◆ **Your task**:
With pictures left out, retype the lines from the start of the records through the one that contains "17.2, 17.5, 4.8, 36.8, 6.2]".

◆ **Dataset entries**:
+===+

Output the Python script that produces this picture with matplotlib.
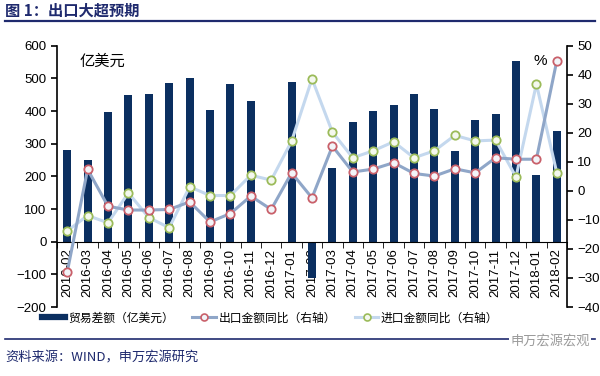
import numpy as np
import matplotlib
matplotlib.use("Agg")
import matplotlib.pyplot as plt
from matplotlib.lines import Line2D
from matplotlib.ticker import FixedLocator

plt.rcParams["font.family"] = ["Liberation Sans", "Noto Sans CJK SC", "DejaVu Sans"]

# -------------------------------------------------
# data
# -------------------------------------------------
months = [
    "2016-02", "2016-03", "2016-04", "2016-05", "2016-06", "2016-07",
    "2016-08", "2016-09", "2016-10", "2016-11", "2016-12", "2017-01",
    "2017-02", "2017-03", "2017-04", "2017-05", "2017-06", "2017-07",
    "2017-08", "2017-09", "2017-10", "2017-11", "2017-12", "2018-01",
    "2018-02",
]
balance = [281, 249, 398, 450, 453, 485, 500, 404, 482, 431, np.nan, 490,
           -112, 226, 366, 400, 417, 453, 407, 278, 373, 391, 552, 205, 340]
export_yoy = [-28.0, 7.4, -5.3, -6.6, -6.6, -6.4, -3.8, -10.7, -7.8, -1.8,
              -6.4, 6.2, -2.4, 15.4, 6.5, 7.5, 9.7, 6.0, 5.1, 7.6, 6.2,
              11.4, 10.9, 10.9, 44.8]
import_yoy = [-13.8, -8.5, -11.0, -0.7, -9.2, -12.7, 1.4, -1.6, -1.6, 5.4,
              3.7, 17.1, 38.6, 20.2, 11.4, 13.8, 16.9, 11.4, 13.8, 19.1,
              17.2, 17.5, 4.8, 36.8, 6.2]

NAVY = "#0B2F60"
EXP_LINE = "#8FA6C8"
IMP_LINE = "#C4D8EE"
TITLE_C = "#1F2A6E"

fig = plt.figure(figsize=(6.0, 3.76), dpi=100)
ax = fig.add_axes([57 / 600, 1 - 307 / 376, 510 / 600, (307 - 45.7) / 376])
ax2 = ax.twinx()

x = np.arange(len(months))

# bars
ax.bar(x, balance, width=0.4, color=NAVY, zorder=1)
ax.set_axisbelow(True)
ax.set_xlim(-0.5, len(months) - 0.5)
ax.set_ylim(-200, 600)
ax.set_yticks(range(-200, 601, 100))

# lines on right axis
ax2.plot(x, export_yoy, color=EXP_LINE, lw=2.2, marker="o", ms=6,
         mfc="#F2F4F8", mec="#C9606A", mew=1.3, zorder=3)
ax2.plot(x, import_yoy, color=IMP_LINE, lw=2.2, marker="o", ms=6,
         mfc="#F4F8EE", mec="#9BBB59", mew=1.3, zorder=2)
ax2.set_ylim(-40, 50)
ax2.set_yticks(range(-40, 51, 10))

# spines / ticks
for s in ["top", "right"]:
    ax.spines[s].set_visible(False)
ax.spines["bottom"].set_position(("data", 0))
for s in ["top", "left", "bottom"]:
    ax2.spines[s].set_visible(False)
ax.spines["left"].set_linewidth(1.2)
ax2.spines["right"].set_linewidth(1.2)

ax.set_xticks(x)
ax.set_xticklabels(months, rotation=90, fontsize=9.5)
ax.tick_params(axis="x", which="major", length=0, pad=5)
ax.xaxis.set_minor_locator(FixedLocator(np.arange(-0.5, len(months), 1.0)))
ax.tick_params(axis="x", which="minor", length=4, direction="out")
ax.tick_params(axis="y", labelsize=9.5, length=4, direction="out", width=1.2)
ax2.tick_params(axis="y", labelsize=9.5, length=4, direction="out", width=1.2)

ax.text(0.045, 0.94, "亿美元", transform=ax.transAxes, fontsize=11,
        family=["Noto Sans CJK SC"], va="center")
ax2.text(0.935, 0.94, "%", transform=ax.transAxes, fontsize=11,
         va="center")

# legend
handles = [
    Line2D([], [], color=NAVY, lw=4.5),
    Line2D([], [], color=EXP_LINE, lw=2.2, marker="o", ms=5,
           mfc="#F2F4F8", mec="#C9606A", mew=1.2),
    Line2D([], [], color=IMP_LINE, lw=2.2, marker="o", ms=5,
           mfc="#F4F8EE", mec="#9BBB59", mew=1.2),
]
labels = ["贸易差额（亿美元）", "出口金额同比（右轴）", "进口金额同比（右轴）"]
fig.legend(handles, labels, loc="center", bbox_to_anchor=(0.45, 1 - 318 / 376),
           ncol=3, frameon=False, handlelength=2.0,
           columnspacing=1.6, handletextpad=0.2,
           prop={"family": ["Noto Sans CJK SC"], "size": 8.5})

# title, rules, footer
fig.text(5 / 600, 1 - 11 / 376, "图 1：出口大超预期", fontsize=11, weight="bold",
         color=TITLE_C, family=["Noto Sans CJK SC"], va="center")
fig.add_artist(Line2D([5 / 600, 595 / 600], [1 - 21 / 376, 1 - 21 / 376],
                      color=TITLE_C, lw=1.6))
fig.add_artist(Line2D([5 / 600, 595 / 600], [1 - 339 / 376, 1 - 339 / 376],
                      color=TITLE_C, lw=1.2))
fig.text(5 / 600, 1 - 358 / 376, "资料来源：WIND，申万宏源研究", fontsize=9.5,
         color=TITLE_C, family=["Noto Sans CJK SC"], va="center")
fig.text(590 / 600, 1 - 341 / 376, "申万宏源宏观", fontsize=9.5, color="#9A9A9A",
         family=["Noto Sans CJK SC"], ha="right", va="center",
         bbox=dict(facecolor="white", edgecolor="none", pad=1))

fig.savefig("out.png", dpi=100)
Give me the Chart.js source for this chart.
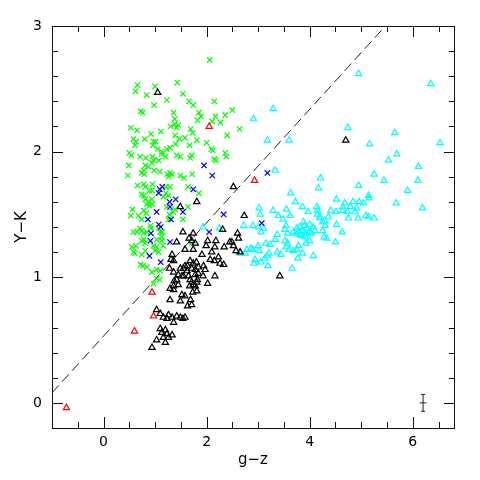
<!DOCTYPE html>
<html lang="en">
<head>
<meta charset="UTF-8">
<title>Y-K vs g-z</title>
<script src="https://cdn.jsdelivr.net/npm/chart.js"></script>
<style>
  html, body { margin: 0; padding: 0; background: #fff; }
</style>
</head>
<body>
<canvas id="colourChart" width="480" height="480"></canvas>
<script>
// axis ranges and ticks
const xRange = [-1, 6.8];
const yRange = [-0.2, 3];
const xTickVals = [-0.5, 0, 0.5, 1, 1.5, 2, 2.5, 3, 3.5, 4, 4.5, 5, 5.5, 6, 6.5];
const xLabels = [0, 2, 4, 6];
const yTickVals = [0, 0.2, 0.4, 0.6, 0.8, 1, 1.2, 1.4, 1.6, 1.8, 2, 2.2, 2.4, 2.6, 2.8, 3];
const yLabels = [0, 1, 2, 3];

// green crosses
const greenPts = [
  [2.06,2.73],[0.66,2.53],[0.62,2.48],[1.0,2.52],[1.43,2.55],[0.84,2.45],[1.54,2.46],[1.23,2.41],[1.66,2.40],[1.74,2.37],
  [2.15,2.40],[0.98,2.37],[0.72,2.32],[0.76,2.31],[1.36,2.31],[1.85,2.31],[1.89,2.28],[1.82,2.25],[1.38,2.26],[2.36,2.29],
  [2.5,2.33],[2.17,2.28],[2.27,2.23],[2.11,2.24],[1.38,2.22],[1.30,2.20],[1.45,2.21],[1.42,2.19],[0.53,2.19],[0.65,2.17],
  [1.11,2.16],[0.92,2.14],[1.69,2.18],[1.73,2.15],[1.39,2.13],[1.58,2.11],[1.47,2.10],[0.58,2.10],[0.63,2.08],[0.61,2.05],
  [0.80,2.10],[0.97,2.08],[1.01,2.08],[0.96,2.05],[1.81,2.09],[2.0,2.07],[2.40,2.13],[1.40,2.06],[1.29,2.03],[1.67,2.05],
  [1.05,2.02],[1.13,2.0],[1.23,2.02],[2.09,2.02],[2.12,2.01],[0.5,1.99],[2.36,1.99],[2.64,2.18],[2.15,1.94],
  [0.54,1.97],[0.71,1.96],[0.82,1.95],[0.95,1.96],[0.97,1.93],[0.94,1.91],[1.07,1.93],[1.13,1.98],[1.2,1.96],[1.42,1.97],
  [1.49,1.96],[1.71,1.97],[1.68,1.95],[2.18,1.93],[2.38,1.96],[0.49,1.89],[0.81,1.89],[0.87,1.88],[0.78,1.85],[0.74,1.83],
  [0.79,1.82],[0.98,1.85],[1.09,1.84],[1.24,1.82],[1.29,1.83],[1.33,1.82],[1.26,1.80],[0.47,1.81],[1.49,1.81],[1.56,1.79],
  [1.72,1.82],[0.66,1.73],[0.78,1.74],[0.81,1.72],[0.95,1.74],[0.89,1.69],[0.94,1.69],[0.74,1.66],[0.78,1.65],[1.21,1.72],
  [1.29,1.72],[1.21,1.67],[1.26,1.65],[1.16,1.64],[1.64,1.72],[1.85,1.67],[0.81,1.62],[0.87,1.60],[0.94,1.62],[0.84,1.58],
  [0.89,1.57],[0.95,1.58],[0.56,1.54],[0.53,1.49],[0.78,1.53],[0.83,1.51],[0.68,1.49],[0.74,1.46],[1.23,1.56],[1.28,1.50],
  [1.35,1.52],[1.39,1.54],[1.26,1.46],[1.54,1.46],[1.64,1.56],[0.91,1.41],[0.92,1.39],[0.71,1.39],[0.74,1.37],[0.65,1.36],
  [0.58,1.36],[0.78,1.35],[0.84,1.36],[1.07,1.39],[1.10,1.36],[1.14,1.36],[1.13,1.32],[0.78,1.30],[0.74,1.29],[0.81,1.27],
  [1.03,1.30],[1.13,1.29],[1.16,1.25],[1.03,1.24],[0.97,1.25],[0.55,1.24],[0.63,1.25],[0.58,1.20],[0.61,1.19],[0.74,1.18],
  [0.81,1.21],[1.0,1.21],[1.07,1.20],[0.72,1.10],[0.76,1.09],[0.84,1.08],[0.94,1.04],[1.03,1.06],[1.10,1.05],[1.03,0.99],
  [1.09,0.98],[0.97,0.95],[1.71,1.27]
];

// blue crosses
const bluePts = [
  [1.95,1.89],[2.11,1.81],[1.14,1.72],[1.09,1.70],[1.07,1.67],[1.74,1.70],[1.28,1.60],[1.29,1.56],[1.40,1.62],[1.54,1.52],
  [1.03,1.52],[1.31,1.46],[0.86,1.46],[2.33,1.50],[1.07,1.42],[1.11,1.40],[0.92,1.35],[1.29,1.28],[0.91,1.29],[0.89,1.17],
  [1.11,1.12],[3.18,1.83],[2.05,1.36],[3.07,1.43]
];

// red triangles
const redPts = [[2.05,2.20],[2.93,1.77],[0.94,0.88],[0.97,0.69],[0.60,0.57],[-0.72,-0.04]];

// black triangles
const blackPts = [
  [1.05,2.47],[2.52,1.72],[1.81,1.60],[1.49,1.56],[4.70,2.09],[2.73,1.49],[2.60,1.35],[2.62,1.31],[2.49,1.28],[2.52,1.25],
  [2.57,1.21],[2.65,1.20],[3.42,1.01],[2.31,1.38],[1.54,1.36],[1.74,1.35],[1.42,1.28],[1.71,1.29],[1.74,1.22],[2.02,1.29],
  [2.18,1.29],[2.16,1.24],[2.34,1.24],[1.33,1.18],[1.36,1.13],[1.58,1.22],[2.10,1.20],[1.91,1.18],[2.07,1.14],[2.15,1.13],
  [2.23,1.16],[2.26,1.11],[2.33,1.10],[1.68,1.13],[1.74,1.11],[1.80,1.12],[1.84,1.08],[1.71,1.07],[1.78,1.06],[1.94,1.09],
  [1.97,1.06],[1.49,1.07],[1.58,1.09],[1.62,1.05],[1.55,1.01],[1.65,1.01],[1.68,0.98],[2.16,1.01],[1.93,1.01],[2.02,0.95],
  [1.81,0.96],[1.74,0.94],[1.42,0.98],[1.45,0.94],[1.36,0.93],[1.31,1.14],[1.63,1.09],[1.55,1.07],[1.28,1.07],[1.36,1.04],
  [1.45,1.02],[1.52,1.01],[1.37,0.97],[1.29,0.91],[1.36,0.90],[1.71,0.96],[1.67,0.93],[1.78,0.93],[1.81,0.89],[1.73,0.88],
  [1.52,0.86],[1.58,0.85],[1.49,0.81],[1.63,0.77],[1.69,0.82],[1.71,0.78],[1.29,0.82],[1.03,0.74],[1.10,0.71],[1.16,0.68],
  [1.23,0.67],[1.26,0.70],[1.33,0.68],[1.42,0.69],[1.49,0.68],[1.54,0.67],[1.58,0.68],[1.36,0.64],[1.10,0.59],[1.20,0.58],
  [1.13,0.56],[1.23,0.55],[1.33,0.54],[1.26,0.52],[1.16,0.52],[1.03,0.50],[0.94,0.44],[1.20,0.48],[1.66,1.31],[1.78,1.27],
  [1.99,1.25],[1.84,1.03],[1.82,0.98],[1.78,1.02],[2.45,1.28]
];

// cyan triangles
const cyanPts = [
  [4.95,2.62],[6.35,2.54],[3.29,2.34],[2.91,2.26],[4.74,2.19],[5.65,2.15],[3.18,2.09],[3.60,2.09],[5.16,2.06],[6.53,2.07],
  [5.69,1.98],[5.53,1.93],[6.11,1.88],[5.25,1.82],[3.33,1.85],[4.21,1.79],[5.44,1.77],[6.10,1.77],[4.17,1.71],[4.95,1.73],
  [5.90,1.69],[3.63,1.67],[5.14,1.65],[5.15,1.63],[5.68,1.59],[6.19,1.55],[4.52,1.62],[4.68,1.59],[4.84,1.60],[4.96,1.60],
  [5.04,1.59],[4.64,1.56],[4.91,1.55],[4.79,1.56],[3.72,1.60],[3.86,1.56],[4.14,1.56],[4.15,1.53],[4.15,1.50],[4.19,1.48],
  [3.97,1.52],[4.41,1.53],[4.51,1.52],[4.73,1.52],[3.02,1.55],[3.04,1.50],[3.29,1.53],[3.39,1.49],[3.55,1.54],[3.62,1.49],
  [3.48,1.46],[4.75,1.47],[4.94,1.47],[5.09,1.49],[5.14,1.48],[5.25,1.47],[4.21,1.47],[4.25,1.44],[4.29,1.45],[4.36,1.48],
  [3.88,1.44],[4.0,1.42],[4.52,1.42],[2.72,1.41],[2.90,1.41],[3.01,1.40],[3.10,1.39],[3.06,1.36],[3.54,1.41],[3.52,1.38],
  [3.75,1.39],[3.81,1.40],[3.89,1.41],[3.94,1.39],[4.07,1.40],[3.80,1.36],[3.86,1.37],[3.93,1.35],[3.85,1.33],[3.99,1.36],
  [4.10,1.37],[3.57,1.35],[3.68,1.36],[4.25,1.37],[4.30,1.41],[4.63,1.36],[4.28,1.32],[4.33,1.31],[3.37,1.34],[3.33,1.30],
  [3.15,1.27],[3.23,1.26],[2.86,1.23],[2.90,1.22],[3.02,1.21],[3.0,1.25],[3.52,1.29],[3.57,1.27],[3.54,1.24],[3.60,1.22],
  [3.68,1.21],[3.78,1.25],[3.86,1.19],[3.75,1.22],[3.93,1.27],[4.0,1.29],[2.65,1.19],[2.75,1.19],[3.21,1.19],[3.18,1.17],
  [3.37,1.20],[3.44,1.18],[4.07,1.17],[2.94,1.14],[3.05,1.12],[2.92,1.11],[3.13,1.15],[3.77,1.15],[3.19,1.09],[3.66,1.07],
  [4.50,1.28],[1.93,1.40],[2.25,1.39],[4.88,1.52],[4.64,1.53],[2.78,1.22],[3.91,1.32],[4.03,1.35],[3.73,1.35],[3.81,1.34]
];

// dashed dividing line (end points)
const divX = [-1, 5.47];
const divY = [0.08, 3];

// typical error bar
const errX = 6.2, errY = 0, errDx = 0.065, errDy = 0.067;

const toXY = pts => pts.map(p => ({ x: p[0], y: p[1] }));
const fontFamily = "'DejaVu Sans', sans-serif";

function scatterSet(pts, color, style) {
    return {
        data: toXY(pts),
        pointStyle: style,
        pointRadius: style === 'triangle' ? 3.6 : 3.8,
        pointBorderWidth: 1.2,
        borderColor: color,
        backgroundColor: 'rgba(0,0,0,0)',
        showLine: false
    };
}

// frame with inward ticks on all four sides
const frameTicks = {
    id: 'frameTicks',
    afterDraw(chart) {
        const ctx = chart.ctx;
        const a = chart.chartArea;
        const L = Math.round(a.left), R = Math.round(a.right);
        const T = Math.round(a.top), B = Math.round(a.bottom);
        ctx.save();
        ctx.fillStyle = '#111';
        ctx.fillRect(L, T, R - L + 1, 1);
        ctx.fillRect(L, B, R - L + 1, 1);
        ctx.fillRect(L, T, 1, B - T + 1);
        ctx.fillRect(R, T, 1, B - T + 1);
        for (let i = 0; i < xTickVals.length; i++) {
            const v = xTickVals[i];
            const px = Math.round(chart.scales.x.getPixelForValue(v));
            const len = xLabels.indexOf(v) >= 0 ? 11 : 6;
            ctx.fillRect(px, B - len, 1, len);
            ctx.fillRect(px, T, 1, len);
        }
        for (let i = 0; i < yTickVals.length; i++) {
            const v = yTickVals[i];
            const py = Math.round(chart.scales.y.getPixelForValue(v));
            const len = yLabels.indexOf(v) >= 0 ? 11 : 6;
            ctx.fillRect(L, py, len, 1);
            ctx.fillRect(R - len + 1, py, len, 1);
        }
        ctx.restore();
    }
};

const config = {
    type: 'scatter',
    data: {
        datasets: [
            scatterSet(redPts, '#ff0000', 'triangle'),
            scatterSet(bluePts, '#0000ff', 'crossRot'),
            scatterSet(blackPts, '#000000', 'triangle'),
            scatterSet(greenPts, '#00ff00', 'crossRot'),
            scatterSet(cyanPts, '#00ffff', 'triangle'),
            {
                data: divX.map((v, i) => ({ x: v, y: divY[i] })),
                showLine: true,
                pointRadius: 0,
                borderColor: '#222',
                borderWidth: 1,
                borderDash: [10, 5]
            },
            {
                data: [{ x: errX, y: errY - errDy }, { x: errX, y: errY + errDy }],
                showLine: true,
                pointRadius: 0,
                borderColor: '#222',
                borderWidth: 1
            },
            {
                data: [{ x: errX - errDx, y: errY }, { x: errX + errDx, y: errY }],
                showLine: true,
                pointRadius: 0,
                borderColor: '#222',
                borderWidth: 1
            },
            {
                data: [{ x: errX, y: errY - errDy }, { x: errX, y: errY + errDy }],
                showLine: false,
                pointStyle: 'line',
                pointRadius: 2,
                pointBorderWidth: 1,
                borderColor: '#222'
            }
        ]
    },
    options: {
        responsive: false,
        animation: false,
        layout: { padding: { top: 26, right: 26, left: 0, bottom: 0 } },
        plugins: { legend: { display: false }, tooltip: { enabled: false } },
        scales: {
            x: {
                type: 'linear',
                min: xRange[0],
                max: xRange[1],
                afterFit: s => { s.height = 52; },
                afterBuildTicks: s => { s.ticks = xTickVals.map(v => ({ value: v })); },
                grid: { display: false, drawTicks: false },
                border: { display: false },
                ticks: {
                    autoSkip: false, maxRotation: 0, padding: 6, color: '#000',
                    font: { family: fontFamily, size: 14 },
                    callback: v => xLabels.includes(v) ? String(v) : ''
                },
                title: {
                    display: true, text: 'g\u2212z', color: '#000',
                    font: { family: fontFamily, size: 15 },
                    padding: { top: 0, bottom: 11 }
                }
            },
            y: {
                type: 'linear',
                min: yRange[0],
                max: yRange[1],
                afterFit: s => { s.width = 52; },
                afterBuildTicks: s => { s.ticks = yTickVals.map(v => ({ value: v })); },
                grid: { display: false, drawTicks: false },
                border: { display: false },
                ticks: {
                    autoSkip: false, padding: 10, color: '#000',
                    font: { family: fontFamily, size: 14 },
                    callback: v => yLabels.includes(v) ? String(v) : ''
                },
                title: {
                    display: true, text: 'Y\u2212K', color: '#000',
                    font: { family: fontFamily, size: 15 },
                    padding: { top: 13, bottom: 0 }
                }
            }
        }
    },
    plugins: [frameTicks]
};

new Chart(document.getElementById('colourChart'), config);
</script>
</body>
</html>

+===+

◆ **Task response**:
Output the Python script that produces this picture with matplotlib.
import numpy as np
import matplotlib
matplotlib.use("Agg")
import matplotlib.pyplot as plt
from matplotlib.lines import Line2D
from matplotlib.ticker import FixedLocator

plt.rcParams["font.family"] = ["Liberation Sans", "Noto Sans CJK SC", "DejaVu Sans"]

# -------------------------------------------------
# data
# -------------------------------------------------
months = [
    "2016-02", "2016-03", "2016-04", "2016-05", "2016-06", "2016-07",
    "2016-08", "2016-09", "2016-10", "2016-11", "2016-12", "2017-01",
    "2017-02", "2017-03", "2017-04", "2017-05", "2017-06", "2017-07",
    "2017-08", "2017-09", "2017-10", "2017-11", "2017-12", "2018-01",
    "2018-02",
]
balance = [281, 249, 398, 450, 453, 485, 500, 404, 482, 431, np.nan, 490,
           -112, 226, 366, 400, 417, 453, 407, 278, 373, 391, 552, 205, 340]
export_yoy = [-28.0, 7.4, -5.3, -6.6, -6.6, -6.4, -3.8, -10.7, -7.8, -1.8,
              -6.4, 6.2, -2.4, 15.4, 6.5, 7.5, 9.7, 6.0, 5.1, 7.6, 6.2,
              11.4, 10.9, 10.9, 44.8]
import_yoy = [-13.8, -8.5, -11.0, -0.7, -9.2, -12.7, 1.4, -1.6, -1.6, 5.4,
              3.7, 17.1, 38.6, 20.2, 11.4, 13.8, 16.9, 11.4, 13.8, 19.1,
              17.2, 17.5, 4.8, 36.8, 6.2]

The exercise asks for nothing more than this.